Your task is to copy every line of the records below that contains "this".

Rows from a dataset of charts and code
+--
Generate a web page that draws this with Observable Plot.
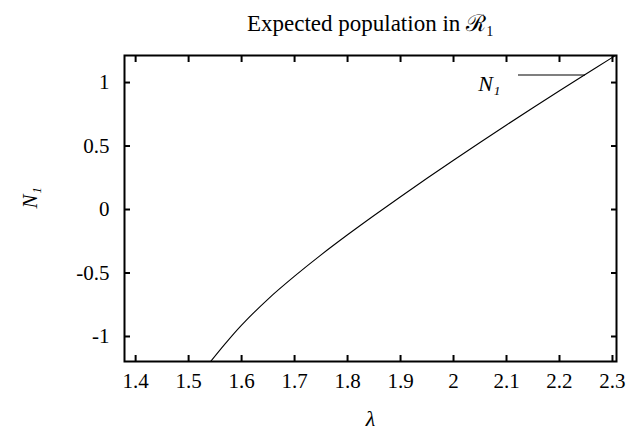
<!DOCTYPE html>
<html>
<head>
<meta charset="utf-8">
<script src="https://cdn.jsdelivr.net/npm/d3@7"></script>
<script src="https://cdn.jsdelivr.net/npm/@observablehq/plot@0.6"></script>
<style>
  html, body { margin: 0; padding: 0; background: #fff; }
  #chart { width: 632px; height: 434px; }
</style>
</head>
<body>
<div id="chart"></div>
<script>
// Data
const lambda = [1.54, 1.57, 1.60, 1.65, 1.70, 1.75, 1.80, 1.85, 1.90, 1.95, 2.00, 2.05, 2.10, 2.15, 2.20, 2.25, 2.30, 2.31];
const n1     = [-1.205, -1.052, -0.91, -0.705, -0.525, -0.357, -0.199, -0.047, 0.101, 0.246, 0.388, 0.528, 0.666, 0.802, 0.936, 1.068, 1.198, 1.224];

const xTicks = [1.4, 1.5, 1.6, 1.7, 1.8, 1.9, 2.0, 2.1, 2.2, 2.3];
const xTickLabels = ["1.4", "1.5", "1.6", "1.7", "1.8", "1.9", "2", "2.1", "2.2", "2.3"];
const yTicks = [-1, -0.5, 0, 0.5, 1];
const yTickLabels = ["-1", "-0.5", "0", "0.5", "1"];

const xDomain = [1.379, 2.3076];
const yDomain = [-1.197, 1.213];

const titleText = "Expected population in ℛ₁";
const xLabel = "λ";
const yLabel = "N₁";
const legendLabel = "N₁";

const data = lambda.map((x, i) => ({x, y: n1[i]}));

const font = "'Liberation Serif', 'DejaVu Serif', serif";

const plot = Plot.plot({
  width: 632,
  height: 434,
  marginLeft: 124,
  marginRight: 16,
  marginTop: 55,
  marginBottom: 73,
  style: {fontFamily: font, fontSize: "21px", color: "#000", background: "#fff", overflow: "visible"},
  x: {domain: xDomain, axis: null},
  y: {domain: yDomain, axis: null},
  marks: [
    // curve
    Plot.line(data, {x: "x", y: "y", stroke: "#000", strokeWidth: 1.1, curve: "catmull-rom", clip: true}),
    // inward ticks on all four sides
    Plot.axisX(xTicks, {anchor: "bottom", tickSize: -6, strokeWidth: 2, tickFormat: () => "", label: null}),
    Plot.axisX(xTicks, {anchor: "top", tickSize: -6, strokeWidth: 2, tickFormat: () => "", label: null}),
    Plot.axisY(yTicks, {anchor: "left", tickSize: -6, strokeWidth: 2, tickFormat: () => "", label: null}),
    Plot.axisY(yTicks, {anchor: "right", tickSize: -6, strokeWidth: 2, tickFormat: () => "", label: null}),
    // tick labels
    Plot.axisX(xTicks, {anchor: "bottom", tickSize: 0, tickPadding: 12, tickFormat: d => xTickLabels[xTicks.indexOf(d)], label: null}),
    Plot.axisY(yTicks, {anchor: "left", tickSize: 0, tickPadding: 15, tickFormat: d => yTickLabels[yTicks.indexOf(d)], label: null}),
    // frame
    Plot.frame({stroke: "#000", strokeWidth: 2}),
    // title and axis labels
    Plot.text([titleText], {frameAnchor: "top", dy: -41, text: d => d, fontSize: 23}),
    Plot.text([xLabel], {frameAnchor: "bottom", dy: 64, text: d => d, fontSize: 22, fontStyle: "italic"}),
    Plot.text([yLabel], {frameAnchor: "left", dx: -94, rotate: -90, text: d => d, fontSize: 21, fontStyle: "italic"}),
    // legend label
    Plot.text([legendLabel], {frameAnchor: "top-right", dx: -116, dy: 20, textAnchor: "end", text: d => d, fontSize: 22, fontStyle: "italic"})
  ]
});

document.getElementById("chart").appendChild(plot);

// legend sample line (top-right key, as in gnuplot)
const svg = d3.select(plot);
const W = 632, mR = 16, mT = 55;
svg.append("line")
  .attr("x1", W - mR - 98).attr("x2", W - mR - 31)
  .attr("y1", mT + 20).attr("y2", mT + 20)
  .attr("stroke", "#000").attr("stroke-width", 1.1);
</script>
</body>
</html>
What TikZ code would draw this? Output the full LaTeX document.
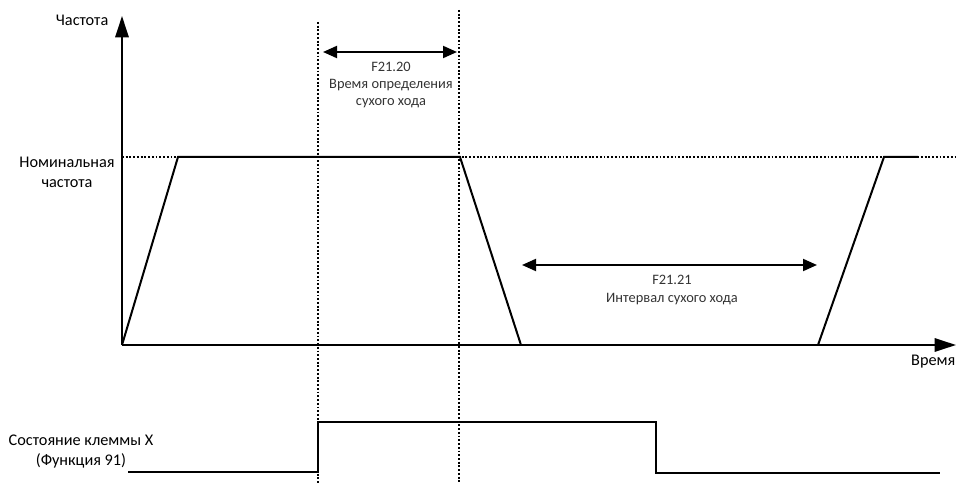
+--
• **Written solution**:
Generate a web page that draws this with Observable Plot.
What TikZ code would draw this? Output the full LaTeX document.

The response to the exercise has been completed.